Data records

....

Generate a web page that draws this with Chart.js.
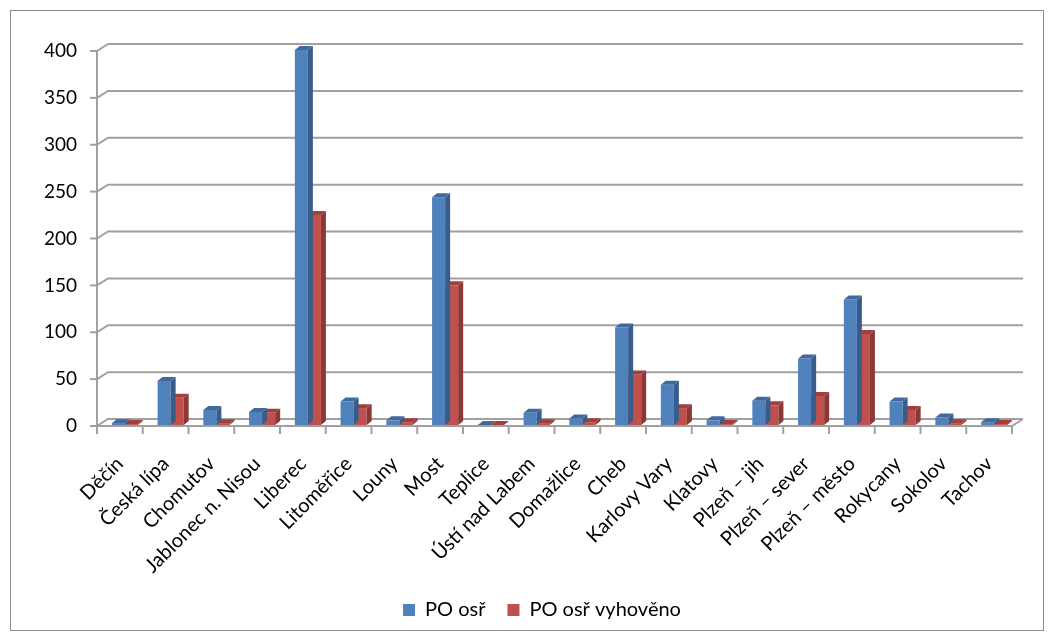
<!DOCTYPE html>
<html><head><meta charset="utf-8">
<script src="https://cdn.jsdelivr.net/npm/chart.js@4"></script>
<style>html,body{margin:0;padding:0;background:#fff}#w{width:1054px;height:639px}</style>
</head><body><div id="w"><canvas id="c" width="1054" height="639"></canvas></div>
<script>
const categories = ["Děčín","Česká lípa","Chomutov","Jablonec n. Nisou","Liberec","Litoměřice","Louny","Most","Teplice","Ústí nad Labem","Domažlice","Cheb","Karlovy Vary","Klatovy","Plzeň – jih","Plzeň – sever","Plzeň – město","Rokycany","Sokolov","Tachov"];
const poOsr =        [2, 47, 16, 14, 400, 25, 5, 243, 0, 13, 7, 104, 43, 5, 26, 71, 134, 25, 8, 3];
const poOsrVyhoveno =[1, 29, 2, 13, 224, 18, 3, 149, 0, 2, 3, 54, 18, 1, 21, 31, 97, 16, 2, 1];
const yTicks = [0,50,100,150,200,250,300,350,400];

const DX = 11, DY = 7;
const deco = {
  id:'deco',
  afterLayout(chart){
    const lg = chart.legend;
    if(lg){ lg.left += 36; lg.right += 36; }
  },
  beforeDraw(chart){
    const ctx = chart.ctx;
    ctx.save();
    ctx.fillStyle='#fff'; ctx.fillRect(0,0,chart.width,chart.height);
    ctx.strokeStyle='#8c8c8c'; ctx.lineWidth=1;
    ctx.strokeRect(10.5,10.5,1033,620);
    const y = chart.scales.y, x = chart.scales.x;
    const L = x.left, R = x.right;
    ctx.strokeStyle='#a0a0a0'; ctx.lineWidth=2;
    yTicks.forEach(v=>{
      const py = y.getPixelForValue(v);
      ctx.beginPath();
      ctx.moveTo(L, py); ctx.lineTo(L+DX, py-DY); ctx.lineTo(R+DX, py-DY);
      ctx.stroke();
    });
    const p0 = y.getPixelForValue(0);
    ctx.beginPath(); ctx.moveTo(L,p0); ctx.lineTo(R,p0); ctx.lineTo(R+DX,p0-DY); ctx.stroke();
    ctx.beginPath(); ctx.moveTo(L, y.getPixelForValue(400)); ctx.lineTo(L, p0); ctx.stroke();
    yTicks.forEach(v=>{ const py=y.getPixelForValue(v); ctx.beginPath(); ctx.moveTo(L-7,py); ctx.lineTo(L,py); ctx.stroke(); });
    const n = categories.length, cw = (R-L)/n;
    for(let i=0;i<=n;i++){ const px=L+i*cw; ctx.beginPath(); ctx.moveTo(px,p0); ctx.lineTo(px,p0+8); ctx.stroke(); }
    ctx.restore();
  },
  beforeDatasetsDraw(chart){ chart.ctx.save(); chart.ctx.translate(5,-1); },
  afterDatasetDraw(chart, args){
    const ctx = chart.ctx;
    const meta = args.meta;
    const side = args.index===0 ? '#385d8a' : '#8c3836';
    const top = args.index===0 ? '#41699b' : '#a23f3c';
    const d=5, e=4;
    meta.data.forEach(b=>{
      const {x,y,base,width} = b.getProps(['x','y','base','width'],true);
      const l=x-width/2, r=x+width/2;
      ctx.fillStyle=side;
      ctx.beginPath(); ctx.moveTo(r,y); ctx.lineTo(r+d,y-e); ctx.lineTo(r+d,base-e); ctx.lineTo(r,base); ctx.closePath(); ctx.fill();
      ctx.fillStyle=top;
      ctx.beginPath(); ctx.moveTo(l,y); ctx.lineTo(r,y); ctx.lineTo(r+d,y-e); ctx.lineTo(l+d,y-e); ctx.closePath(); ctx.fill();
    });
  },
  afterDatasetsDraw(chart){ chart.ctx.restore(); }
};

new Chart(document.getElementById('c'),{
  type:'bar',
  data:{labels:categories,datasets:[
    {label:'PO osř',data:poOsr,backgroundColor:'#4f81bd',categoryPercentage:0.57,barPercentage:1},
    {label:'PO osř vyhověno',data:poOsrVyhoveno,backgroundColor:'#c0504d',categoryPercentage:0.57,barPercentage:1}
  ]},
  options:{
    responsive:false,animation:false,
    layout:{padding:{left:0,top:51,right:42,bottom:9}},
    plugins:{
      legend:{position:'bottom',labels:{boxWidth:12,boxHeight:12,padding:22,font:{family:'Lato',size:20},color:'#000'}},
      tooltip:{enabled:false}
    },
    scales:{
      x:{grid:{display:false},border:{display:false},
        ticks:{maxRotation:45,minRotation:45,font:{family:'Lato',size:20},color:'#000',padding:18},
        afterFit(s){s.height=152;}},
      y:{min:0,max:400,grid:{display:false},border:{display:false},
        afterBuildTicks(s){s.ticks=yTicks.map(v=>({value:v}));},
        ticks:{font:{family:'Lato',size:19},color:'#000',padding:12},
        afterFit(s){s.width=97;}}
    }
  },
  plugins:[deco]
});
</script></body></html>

....

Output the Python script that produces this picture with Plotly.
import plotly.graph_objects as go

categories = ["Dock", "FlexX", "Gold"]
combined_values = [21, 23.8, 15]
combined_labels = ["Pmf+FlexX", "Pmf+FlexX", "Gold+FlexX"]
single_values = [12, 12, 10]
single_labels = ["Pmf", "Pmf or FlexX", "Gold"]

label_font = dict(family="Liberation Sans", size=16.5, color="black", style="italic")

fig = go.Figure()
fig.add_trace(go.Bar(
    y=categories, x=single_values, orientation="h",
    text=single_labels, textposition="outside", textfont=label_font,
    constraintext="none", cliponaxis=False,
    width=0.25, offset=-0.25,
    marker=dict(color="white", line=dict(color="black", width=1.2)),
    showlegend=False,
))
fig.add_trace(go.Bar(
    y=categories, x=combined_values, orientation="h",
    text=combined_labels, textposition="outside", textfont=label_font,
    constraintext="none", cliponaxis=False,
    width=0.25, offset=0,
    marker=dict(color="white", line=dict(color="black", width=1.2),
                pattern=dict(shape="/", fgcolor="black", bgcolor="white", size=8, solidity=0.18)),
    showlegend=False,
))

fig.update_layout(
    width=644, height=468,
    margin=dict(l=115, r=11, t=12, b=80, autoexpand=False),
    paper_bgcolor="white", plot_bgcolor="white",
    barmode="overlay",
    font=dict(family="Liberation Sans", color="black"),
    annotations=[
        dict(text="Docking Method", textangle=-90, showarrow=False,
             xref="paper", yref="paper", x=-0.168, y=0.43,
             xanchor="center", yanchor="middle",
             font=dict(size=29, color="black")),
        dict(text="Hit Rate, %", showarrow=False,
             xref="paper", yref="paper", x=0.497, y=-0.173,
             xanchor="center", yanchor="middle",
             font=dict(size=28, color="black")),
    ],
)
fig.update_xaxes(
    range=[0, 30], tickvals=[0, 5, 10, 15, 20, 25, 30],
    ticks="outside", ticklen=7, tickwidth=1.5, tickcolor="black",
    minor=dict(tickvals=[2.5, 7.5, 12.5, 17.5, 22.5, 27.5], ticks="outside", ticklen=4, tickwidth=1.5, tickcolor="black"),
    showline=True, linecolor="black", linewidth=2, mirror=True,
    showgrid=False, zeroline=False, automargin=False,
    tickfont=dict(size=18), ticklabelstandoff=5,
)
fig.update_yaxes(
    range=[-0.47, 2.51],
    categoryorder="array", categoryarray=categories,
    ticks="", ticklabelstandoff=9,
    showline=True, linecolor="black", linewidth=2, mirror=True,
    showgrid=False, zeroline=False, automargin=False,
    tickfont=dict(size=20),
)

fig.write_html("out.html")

....

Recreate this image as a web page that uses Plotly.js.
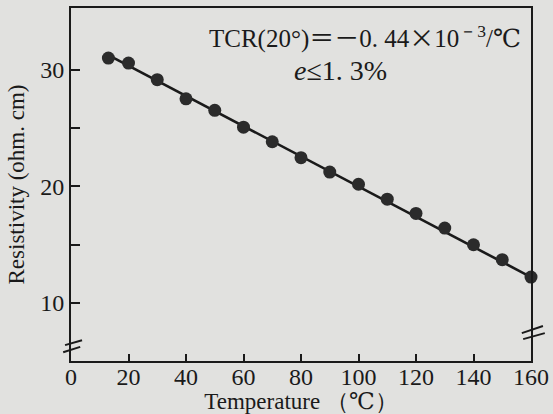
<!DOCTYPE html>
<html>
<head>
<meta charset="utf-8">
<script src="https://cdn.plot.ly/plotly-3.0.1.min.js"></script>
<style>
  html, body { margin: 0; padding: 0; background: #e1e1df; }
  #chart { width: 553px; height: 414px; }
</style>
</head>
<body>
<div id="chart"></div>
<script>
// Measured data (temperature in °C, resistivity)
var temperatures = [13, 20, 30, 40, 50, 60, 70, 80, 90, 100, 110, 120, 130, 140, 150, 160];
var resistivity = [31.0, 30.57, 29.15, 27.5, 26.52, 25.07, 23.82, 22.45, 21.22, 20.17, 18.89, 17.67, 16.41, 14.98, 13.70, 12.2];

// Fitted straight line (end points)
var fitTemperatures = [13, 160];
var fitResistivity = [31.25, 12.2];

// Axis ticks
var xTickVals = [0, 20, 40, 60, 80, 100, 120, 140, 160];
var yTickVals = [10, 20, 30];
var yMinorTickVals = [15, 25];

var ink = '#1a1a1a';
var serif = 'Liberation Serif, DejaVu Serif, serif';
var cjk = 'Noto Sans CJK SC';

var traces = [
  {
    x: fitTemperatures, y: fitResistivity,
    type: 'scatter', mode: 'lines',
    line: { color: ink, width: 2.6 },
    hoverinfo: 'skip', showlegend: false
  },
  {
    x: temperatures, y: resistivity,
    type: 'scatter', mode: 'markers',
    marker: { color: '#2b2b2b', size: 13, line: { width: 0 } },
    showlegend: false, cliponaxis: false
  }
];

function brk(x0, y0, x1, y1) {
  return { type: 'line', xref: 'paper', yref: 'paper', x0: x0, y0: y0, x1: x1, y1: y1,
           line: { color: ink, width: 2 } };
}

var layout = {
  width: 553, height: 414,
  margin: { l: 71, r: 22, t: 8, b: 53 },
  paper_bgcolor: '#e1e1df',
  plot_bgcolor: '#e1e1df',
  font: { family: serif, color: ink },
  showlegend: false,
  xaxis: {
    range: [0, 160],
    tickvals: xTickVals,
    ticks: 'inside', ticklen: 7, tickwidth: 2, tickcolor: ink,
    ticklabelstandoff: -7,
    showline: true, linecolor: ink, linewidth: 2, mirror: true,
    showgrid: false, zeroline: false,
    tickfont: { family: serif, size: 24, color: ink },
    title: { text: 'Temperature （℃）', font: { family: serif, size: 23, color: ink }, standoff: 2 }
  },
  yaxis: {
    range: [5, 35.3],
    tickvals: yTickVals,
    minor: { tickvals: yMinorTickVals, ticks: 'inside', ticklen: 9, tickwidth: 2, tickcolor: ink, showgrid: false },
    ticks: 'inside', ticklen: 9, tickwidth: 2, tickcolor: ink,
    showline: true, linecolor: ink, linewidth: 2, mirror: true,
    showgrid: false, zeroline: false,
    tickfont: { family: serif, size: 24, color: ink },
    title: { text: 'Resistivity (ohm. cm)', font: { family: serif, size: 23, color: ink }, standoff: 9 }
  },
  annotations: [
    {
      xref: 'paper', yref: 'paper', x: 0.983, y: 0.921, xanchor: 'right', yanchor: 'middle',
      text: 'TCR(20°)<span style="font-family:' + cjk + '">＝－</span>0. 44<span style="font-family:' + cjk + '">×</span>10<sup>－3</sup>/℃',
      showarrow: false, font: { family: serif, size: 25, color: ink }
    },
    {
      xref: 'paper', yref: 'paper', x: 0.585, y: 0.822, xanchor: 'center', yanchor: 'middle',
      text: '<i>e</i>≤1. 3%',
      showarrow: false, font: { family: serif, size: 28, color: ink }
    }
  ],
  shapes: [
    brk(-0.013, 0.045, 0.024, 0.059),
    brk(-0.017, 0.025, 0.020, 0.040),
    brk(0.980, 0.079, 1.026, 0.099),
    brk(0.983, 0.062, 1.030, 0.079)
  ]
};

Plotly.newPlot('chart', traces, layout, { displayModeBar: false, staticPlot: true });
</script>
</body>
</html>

....

Gather all lines of the records that include the word "script".

- CORRECT ANSWER -
<script src="https://cdn.jsdelivr.net/npm/chart.js@4"></script>
<script>
</script></body></html>
Output the Python script that produces this picture with Plotly.
<script src="https://cdn.plot.ly/plotly-3.0.1.min.js"></script>
<script>
</script>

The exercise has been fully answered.